Expecting More From God Than a Sympathetic Ear

Joey Goodall / 3.17.22

Like the hosts of the Mockingcast in their recent episode, I’ve been reexamining some of my beliefs about forms of prayer I would have previously dismissed as “prosperity gospel.” Though it can be damaging to believe that God will answer your prayers in just the way you want him to if you pray correctly, or if you have enough faith, it is important to believe that God can (and does) break into our lives through the act of prayer.

If we expect nothing from prayer that can’t also be achieved through secular mindfulness practices, we’re missing the larger point.

In a wonderful piece in Church Times, Angela Tilby writes that, “in times of crisis, prayer needs some active verbs, some genuine calling on God, as though he had some capacity to do something, some hope that God can weave his will through human pride.” Tilby’s piece is specifically in reaction to the war in Ukraine, and her dismay at prayers about it that rely too much “on the old semi-Pelagian belief that all we can really expect of God is that God will help us to help ourselves.”

I think Tilby is right that these kinds of prayers are important in times of capital “C” crisis, when we are confronted with senseless violence and needless destruction, and we recognize our powerlessness in the face of it all. However, I would argue that it’s important to believe that God can also work in our lower “c” crises, which we’re often equally helpless to do anything about. This is something that churches (fairly or unfairly) tagged with the prosperity gospel designation tend to understand better than the mainline. This isn’t to say that there aren’t things that the mainline doesn’t generally do better. Christianity is richer for all its various traditions and permutations.

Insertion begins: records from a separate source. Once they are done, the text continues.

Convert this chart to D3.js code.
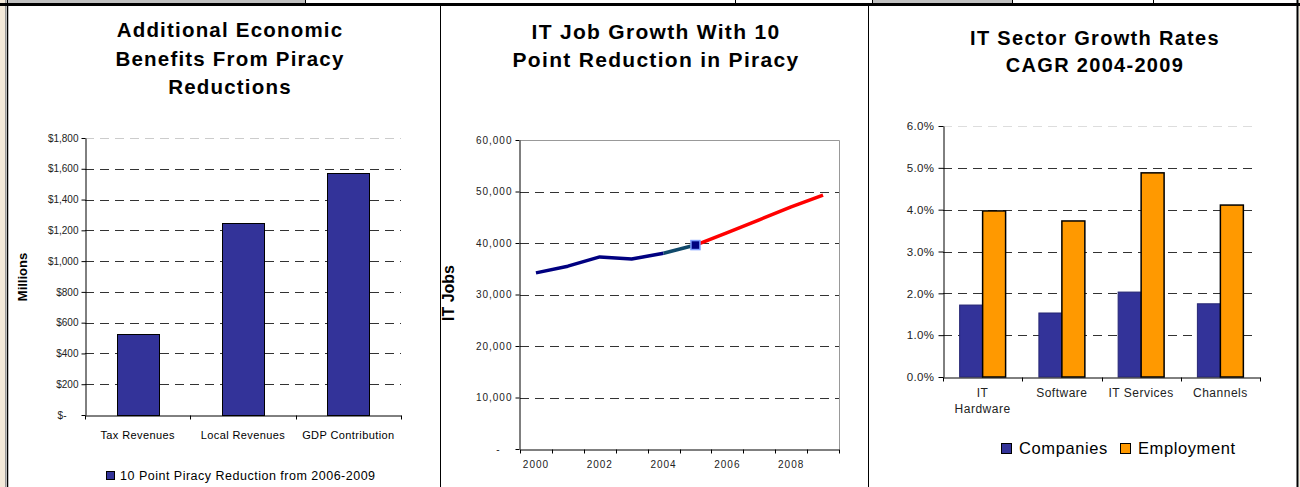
<!DOCTYPE html>
<html>
<head>
<meta charset="utf-8">
<script src="https://cdn.jsdelivr.net/npm/d3@7"></script>
<style>
  body { margin: 0; background: #fff; }
  svg { display: block; font-family: "Liberation Sans", Arial, sans-serif; }
</style>
</head>
<body>
<div id="chart"></div>
<script>
//panel 1 data
const benefitCategories = ["Tax Revenues", "Local Revenues", "GDP Contribution"];
const benefitValues = [525, 1250, 1570];
const benefitTicks = [0, 200, 400, 600, 800, 1000, 1200, 1400, 1600, 1800];
const benefitLegend = "10 Point Piracy Reduction from 2006-2009";

//panel 2 data
const jobYears = [2000, 2001, 2002, 2003, 2004, 2005, 2006, 2007, 2008, 2009];
const jobValues = [34200, 35500, 37300, 36900, 38000, 39600, 42000, 44500, 47000, 49300];
const jobTicks = [0, 10000, 20000, 30000, 40000, 50000, 60000];
const yearLabels = [2000, 2002, 2004, 2006, 2008];

//panel 3 data
const sectors = ["IT Hardware", "Software", "IT Services", "Channels"];
const sectorLabelLines = [["IT", "Hardware"], ["Software"], ["IT Services"], ["Channels"]];
const seriesNames = ["Companies", "Employment"];
const companyRates = [0.0172, 0.0153, 0.0203, 0.0175];
const employmentRates = [0.0397, 0.0373, 0.0488, 0.0411];
const rateTicks = [0, 0.01, 0.02, 0.03, 0.04, 0.05, 0.06];

//colors
const navyBar = "#333399";
const orangeBar = "#ff9900";

const width = 1300;
const height = 487;

const svg = d3.select("#chart")
  .append("svg")
  .attr("width", width)
  .attr("height", height);

//frame: beige strip, top table row, panel dividers
svg.append("rect").attr("x", 0).attr("y", 0).attr("width", 5).attr("height", height).attr("fill", "#f3e9d9");
svg.append("rect").attr("x", 1299).attr("y", 0).attr("width", 1).attr("height", height).attr("fill", "#f3e9d9");
svg.append("line").attr("x1", 5.5).attr("x2", 5.5).attr("y1", 0).attr("y2", height).attr("stroke", "#999");
svg.append("line").attr("x1", 7.5).attr("x2", 7.5).attr("y1", 0).attr("y2", height).attr("stroke", "#000").attr("stroke-width", 1.5);

const topCells = [[8, 305, "#c0c0c0"], [306, 735, "#fff"], [736, 872, "#fff"], [873, 1012, "#c0c0c0"], [1013, 1153, "#fff"], [1154, 1297, "#fff"]];
topCells.forEach(([x0, x1, c]) => {
  svg.append("rect").attr("x", x0).attr("y", 0).attr("width", x1 - x0).attr("height", 3).attr("fill", c);
  svg.append("line").attr("x1", x1 + 0.5).attr("x2", x1 + 0.5).attr("y1", 0).attr("y2", 3).attr("stroke", "#000");
});
svg.append("rect").attr("x", 0).attr("y", 3).attr("width", width).attr("height", 3).attr("fill", "#000");

[440.5, 868.5].forEach((x) =>
  svg.append("line").attr("x1", x).attr("x2", x).attr("y1", 6).attr("y2", height).attr("stroke", "#000")
);
svg.append("line").attr("x1", 1297.5).attr("x2", 1297.5).attr("y1", 0).attr("y2", height).attr("stroke", "#000").attr("stroke-width", 2);

//helpers
function title(lines, cx, y0, step, size, ls) {
  const t = svg.append("text")
    .attr("text-anchor", "middle")
    .attr("font-weight", "bold")
    .attr("font-size", size)
    .attr("letter-spacing", ls)
    .attr("fill", "#000");
  lines.forEach((l, i) => t.append("tspan").attr("x", cx).attr("y", y0 + i * step).text(l));
}

function grid(g, y, ticks, x0, x1, topColor) {
  g.selectAll("line.grid")
    .data(ticks.filter((d) => d > 0))
    .enter()
    .append("line")
    .attr("class", "grid")
    .attr("x1", x0)
    .attr("x2", x1)
    .attr("y1", (d) => Math.round(y(d)) + 0.5)
    .attr("y2", (d) => Math.round(y(d)) + 0.5)
    .attr("stroke", (d, i, arr) => (i === arr.length - 1 && topColor ? topColor : "#333"))
    .attr("stroke-dasharray", "9,6");
}

function styleAxis(g, size, ls) {
  g.attr("font-family", null).attr("font-size", size);
  g.selectAll("text").attr("fill", "#222").attr("letter-spacing", ls);
  g.selectAll("line, path").attr("stroke", "#000");
}

// ---------- panel 1 ----------
title(["Additional Economic", "Benefits From Piracy", "Reductions"], 230, 37, 28.5, 20.5, 1.2);

const y1 = d3.scaleLinear().domain([0, 1800]).range([415, 138]);
const x1 = d3.scaleBand().domain(benefitCategories).range([85, 401]);
const p1 = svg.append("g");

grid(p1, y1, benefitTicks, 85, 401, "#ccc");

p1.selectAll("rect.bar")
  .data(benefitValues)
  .enter()
  .append("rect")
  .attr("class", "bar")
  .attr("x", (d, i) => Math.round(x1(benefitCategories[i]) + x1.bandwidth() * 0.3) + 0.5)
  .attr("width", Math.round(x1.bandwidth() * 0.4))
  .attr("y", (d) => Math.round(y1(d)) + 0.5)
  .attr("height", (d) => y1(0) - Math.round(y1(d)))
  .attr("fill", navyBar)
  .attr("stroke", "#000");

const ax1 = p1.append("g")
  .attr("transform", "translate(85.5,0)")
  .call(d3.axisLeft(y1).tickValues(benefitTicks).tickSize(4).tickSizeOuter(0)
    .tickFormat((d) => (d === 0 ? "$-" : "$" + d3.format(",")(d))));
styleAxis(ax1, 10, 0);
ax1.selectAll(".tick").filter((d) => d === 0).select("text").attr("dx", -12);

const bx1 = p1.append("g")
  .attr("transform", `translate(0,${Math.round(y1(0)) + 0.5})`)
  .call(d3.axisBottom(x1).tickSize(0).tickSizeOuter(0).tickPadding(16));
styleAxis(bx1, 11, 0.4);
bx1.selectAll(".tick text").attr("fill", "#000");
bx1.selectAll("line.bound")
  .data(d3.range(benefitCategories.length + 1))
  .enter()
  .append("line")
  .attr("class", "bound")
  .attr("x1", (i) => Math.round(x1.range()[0] + i * x1.step()) + 0.5)
  .attr("x2", (i) => Math.round(x1.range()[0] + i * x1.step()) + 0.5)
  .attr("y1", 0)
  .attr("y2", 4)
  .attr("stroke", "#000");

svg.append("text")
  .attr("transform", "translate(27,277) rotate(-90)")
  .attr("text-anchor", "middle")
  .attr("font-weight", "bold")
  .attr("font-size", 13)
  .text("Millions");

svg.append("rect").attr("x", 106.5).attr("y", 471.5).attr("width", 8).attr("height", 8)
  .attr("fill", navyBar).attr("stroke", "#000");
svg.append("text").attr("x", 120).attr("y", 480).attr("font-size", 12.5).attr("letter-spacing", 0.5)
  .text(benefitLegend);

// ---------- panel 2 ----------
title(["IT Job Growth With 10", "Point Reduction in Piracy"], 656, 39, 28, 21, 1.3);

const y2 = d3.scaleLinear().domain([0, 60000]).range([449, 140]);
const x2 = d3.scaleBand().domain(jobYears).range([520, 839]);
const p2 = svg.append("g");

grid(p2, y2, jobTicks.slice(0, -1), 520, 839, null);

//plot area border top and right
p2.append("path")
  .attr("d", `M520,${Math.round(y2(60000)) + 0.5}H839.5V${Math.round(y2(0))}`)
  .attr("fill", "none")
  .attr("stroke", "#999");

const ax2 = p2.append("g")
  .attr("transform", "translate(519.5,0)")
  .call(d3.axisLeft(y2).tickValues(jobTicks).tickSize(4).tickSizeOuter(0)
    .tickFormat((d) => (d === 0 ? "-" : d3.format(",")(d))));
styleAxis(ax2, 10, 1);
ax2.selectAll(".tick").filter((d) => d === 0).select("text").attr("dx", -12);

const bx2 = p2.append("g")
  .attr("transform", `translate(0,${Math.round(y2(0)) + 0.5})`)
  .call(d3.axisBottom(x2).tickSize(0).tickSizeOuter(0).tickPadding(11)
    .tickFormat((d) => (yearLabels.includes(d) ? d : "")));
styleAxis(bx2, 10, 1);
bx2.selectAll("line.bound")
  .data(d3.range(jobYears.length + 1))
  .enter()
  .append("line")
  .attr("class", "bound")
  .attr("x1", (i) => Math.round(x2.range()[0] + i * x2.step()) + 0.5)
  .attr("x2", (i) => Math.round(x2.range()[0] + i * x2.step()) + 0.5)
  .attr("y1", 0)
  .attr("y2", 4)
  .attr("stroke", "#000");

const jobPts = jobYears.map((yr, i) => [x2(yr) + x2.bandwidth() / 2, y2(jobValues[i])]);
const lineGen = d3.line();
const segments = [
  { pts: jobPts.slice(0, 5), color: "#000080" },
  { pts: jobPts.slice(4, 6), color: "#10496b" },
  { pts: jobPts.slice(5), color: "#ff0000" },
];
p2.selectAll("path.series")
  .data(segments)
  .enter()
  .append("path")
  .attr("class", "series")
  .attr("d", (d) => lineGen(d.pts))
  .attr("fill", "none")
  .attr("stroke", (d) => d.color)
  .attr("stroke-width", 3.5)
  .attr("stroke-linejoin", "round");

p2.append("rect")
  .attr("x", jobPts[5][0] - 4.5)
  .attr("y", jobPts[5][1] - 4.5)
  .attr("width", 9)
  .attr("height", 9)
  .attr("fill", "#000080")
  .attr("stroke", "#7c9cff")
  .attr("stroke-width", 1.5);

svg.append("text")
  .attr("transform", "translate(454,293) rotate(-90)")
  .attr("text-anchor", "middle")
  .attr("font-weight", "bold")
  .attr("font-size", 16)
  .text("IT Jobs");

// ---------- panel 3 ----------
title(["IT Sector Growth Rates", "CAGR 2004-2009"], 1095, 45, 27, 20, 1.3);

const y3 = d3.scaleLinear().domain([0, 0.06]).range([377, 126]);
const x3 = d3.scaleBand().domain(sectors).range([943, 1260]);
const xs = d3.scaleBand().domain(seriesNames).range([x3.bandwidth() * 0.21, x3.bandwidth() * 0.79]);
const p3 = svg.append("g");

grid(p3, y3, rateTicks, 943, 1258, "#ddd");

const rateRows = sectors.map((s, i) => ({ sector: s, values: [companyRates[i], employmentRates[i]] }));
const group = p3.selectAll("g.sector")
  .data(rateRows)
  .enter()
  .append("g")
  .attr("class", "sector")
  .attr("transform", (d) => `translate(${x3(d.sector)},0)`);

group.selectAll("rect")
  .data((d) => d.values.map((v, j) => ({ v, s: seriesNames[j] })))
  .enter()
  .append("rect")
  .attr("x", (d) => xs(d.s))
  .attr("width", xs.bandwidth())
  .attr("y", (d) => y3(d.v))
  .attr("height", (d) => y3(0) - y3(d.v))
  .attr("fill", (d) => (d.s === "Companies" ? navyBar : orangeBar))
  .attr("stroke", (d) => (d.s === "Companies" ? "#262673" : "#000"))
  .attr("stroke-width", (d) => (d.s === "Companies" ? 1 : 1.5));

const ax3 = p3.append("g")
  .attr("transform", "translate(943.5,0)")
  .call(d3.axisLeft(y3).tickValues(rateTicks).tickSize(5).tickSizeOuter(0).tickPadding(4)
    .tickFormat(d3.format(".1%")));
styleAxis(ax3, 11.5, 0.4);

const bx3 = p3.append("g")
  .attr("transform", `translate(0,${Math.round(y3(0)) + 0.5})`)
  .call(d3.axisBottom(x3).tickSize(0).tickSizeOuter(0).tickFormat(""));
styleAxis(bx3, 12, 0.5);
bx3.selectAll("line.bound")
  .data(d3.range(sectors.length + 1))
  .enter()
  .append("line")
  .attr("class", "bound")
  .attr("x1", (i) => Math.round(x3.range()[0] + i * x3.step()) + 0.5)
  .attr("x2", (i) => Math.round(x3.range()[0] + i * x3.step()) + 0.5)
  .attr("y1", 0)
  .attr("y2", 4)
  .attr("stroke", "#000");

const catLabel = p3.selectAll("text.cat")
  .data(sectors)
  .enter()
  .append("text")
  .attr("class", "cat")
  .attr("text-anchor", "middle")
  .attr("font-size", 12)
  .attr("letter-spacing", 0.5)
  .attr("fill", "#222");
catLabel.each(function (d, i) {
  sectorLabelLines[i].forEach((l, k) =>
    d3.select(this).append("tspan")
      .attr("x", x3(d) + x3.bandwidth() / 2)
      .attr("y", 397 + k * 16)
      .text(l)
  );
});

const legend3 = svg.append("g").attr("class", "legend");
const legX = [1001, 1120];
seriesNames.forEach((s, i) => {
  legend3.append("rect")
    .attr("x", legX[i] + 0.5).attr("y", 443.5)
    .attr("width", 10).attr("height", 10)
    .attr("fill", i === 0 ? navyBar : orangeBar)
    .attr("stroke", "#000");
  legend3.append("text")
    .attr("x", legX[i] + 18).attr("y", 454)
    .attr("font-size", 16.5)
    .attr("letter-spacing", 0.6)
    .text(s);
});
</script>
</body>
</html>
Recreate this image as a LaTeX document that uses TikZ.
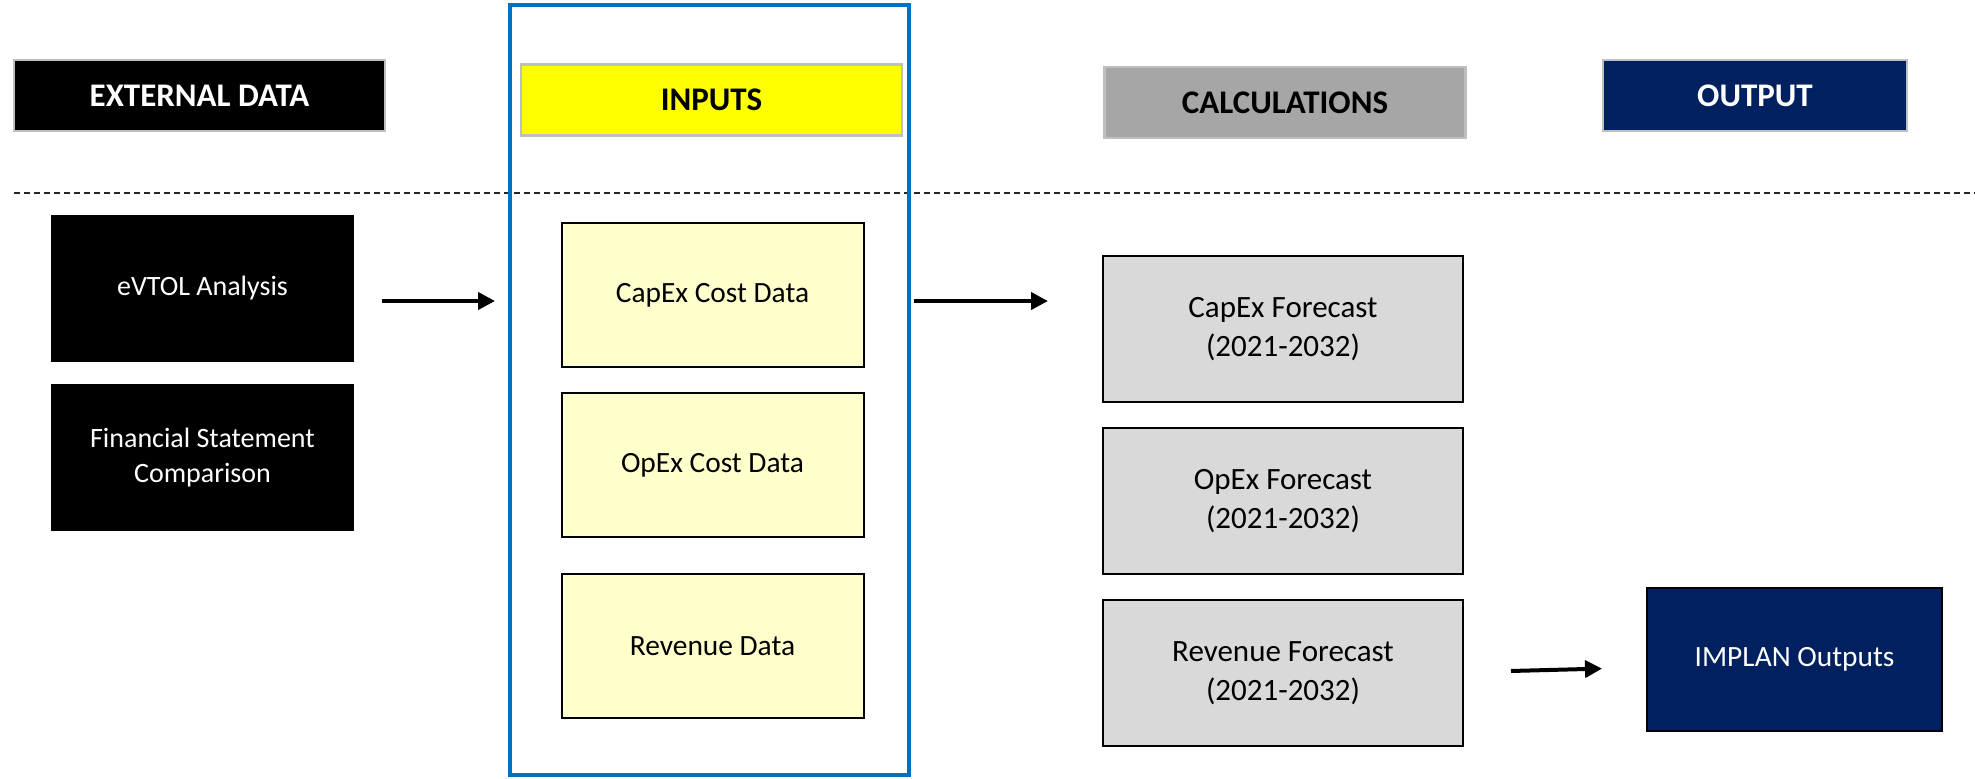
\documentclass[tikz,border=0pt]{standalone}
\usepackage{fontspec}
\setmainfont{Carlito}
\usetikzlibrary{arrows.meta,positioning}
\definecolor{ink}{HTML}{000000}
\definecolor{rim}{HTML}{BFBFBF}
\definecolor{inhead}{HTML}{FFFF00}
\definecolor{infill}{HTML}{FFFFCC}
\definecolor{calchead}{HTML}{A6A6A6}
\definecolor{calcfill}{HTML}{D9D9D9}
\definecolor{navy}{HTML}{002060}
\definecolor{frameblue}{HTML}{0070C0}
\tikzset{
  >={Triangle[length=8.5pt,width=8.5pt]},
  every node/.style={text=ink},
  hdr/.style={draw=rim,line width=1.2pt,minimum height=35.5pt,align=center,inner sep=2pt,font=\fontsize{16.5}{19}\selectfont\bfseries},
  exthdr/.style={hdr,fill=black,text=white,minimum width=185.5pt},
  inhdr/.style={hdr,fill=inhead,minimum width=190.5pt},
  calchdr/.style={hdr,fill=calchead,minimum width=180.5pt},
  outhdr/.style={hdr,fill=navy,text=white,minimum width=152pt},
  box/.style={draw=ink,line width=1pt,minimum width=150pt,minimum height=72pt,align=center,inner sep=3pt,font=\fontsize{14.7}{18}\selectfont},
  extbox/.style={box,fill=black,text=white,draw=black,minimum width=150.5pt,minimum height=72.5pt,font=\fontsize{14}{17.6}\selectfont},
  inbox/.style={box,fill=infill,minimum width=151pt},
  calcbox/.style={box,fill=calcfill,minimum width=180pt,minimum height=73pt,font=\fontsize{15.5}{19.5}\selectfont},
  outbox/.style={box,fill=navy,text=white,minimum width=147.5pt,minimum height=71.5pt},
  inframe/.style={draw=frameblue,line width=2pt,minimum width=199.5pt,minimum height=385pt},
  arrow/.style={->,line width=2pt,draw=ink},
  divider/.style={draw=ink!85,line width=0.75pt,dash pattern=on 3pt off 2pt},
}
\begin{document}
\begin{tikzpicture}[x=0.5pt,y=-0.5pt,node distance=12pt]
\useasboundingbox (0,0) rectangle (1975,778);
% column headers
\node[exthdr] (exthead) at (199.5,95.5) {EXTERNAL DATA};
\node[inhdr] (inhead) at (711.5,100) {INPUTS};
\node[calchdr] (calchead) at (1285,102.5) {CALCULATIONS};
\node[outhdr] (outhead) at (1755,95.5) {OUTPUT};
\coordinate (divl) at (14,193);
\coordinate (divr) at (1975,193);
\draw[divider] (divl) -- (divr);
% external data
\node[extbox] (evtol) at (202.5,288.5) {eVTOL Analysis};
\node[extbox,below=11pt of evtol] (fin) {Financial Statement\\Comparison};
% inputs
\node[inbox] (capin) at (712.5,295) {CapEx Cost Data};
\node[inbox,below=of capin] (opin) {OpEx Cost Data};
\node[inbox,below=17.5pt of opin] (revin) {Revenue Data};
\node[inframe] (frame) at (709.5,390) {};
% calculations
\node[calcbox] (capf) at (1283,329) {CapEx Forecast\\(2021-2032)};
\node[calcbox,below=of capf] (opf) {OpEx Forecast\\(2021-2032)};
\node[calcbox,below=of opf] (revf) {Revenue Forecast\\(2021-2032)};
% output
\node[outbox] (implan) at (1794.5,659.5) {IMPLAN Outputs};
% flow
\draw[arrow,transform canvas={yshift=-3pt},shorten <=14pt,shorten >=6.5pt] (evtol.east |- capin.west) -- (frame.west |- capin.west);
\draw[arrow,transform canvas={yshift=-3pt},shorten <=1.5pt,shorten >=27pt] (frame.east |- capin.east) -- (capf.west |- capin.east);
\draw[arrow,transform canvas={yshift=-2pt},shorten <=23.5pt,shorten >=22pt] (revf) -- (implan);
\end{tikzpicture}
\end{document}
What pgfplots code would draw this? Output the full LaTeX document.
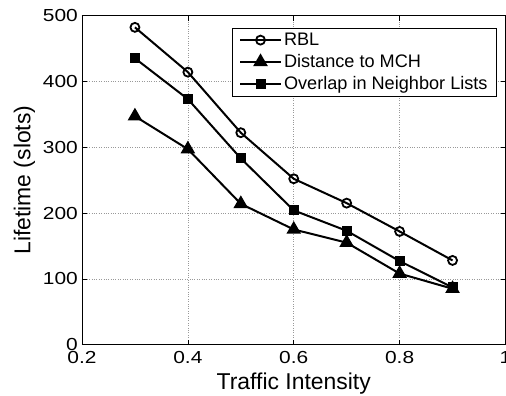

As Easter approaches, Tilby reminds us that our faith is one with a “resurrection at its heart.” This God who raises the dead is the same God who knows the number of hairs on our heads. A God who cares deeply about the struggles and satisfactions of our lives. Nothing is too big for him to handle — and nothing is so small that it passes his notice.

With that in mind, “it seems wrong not to call on God as one who has the power and will to make a difference.” In fact, such prayers should be encouraged, no matter what is being asked for.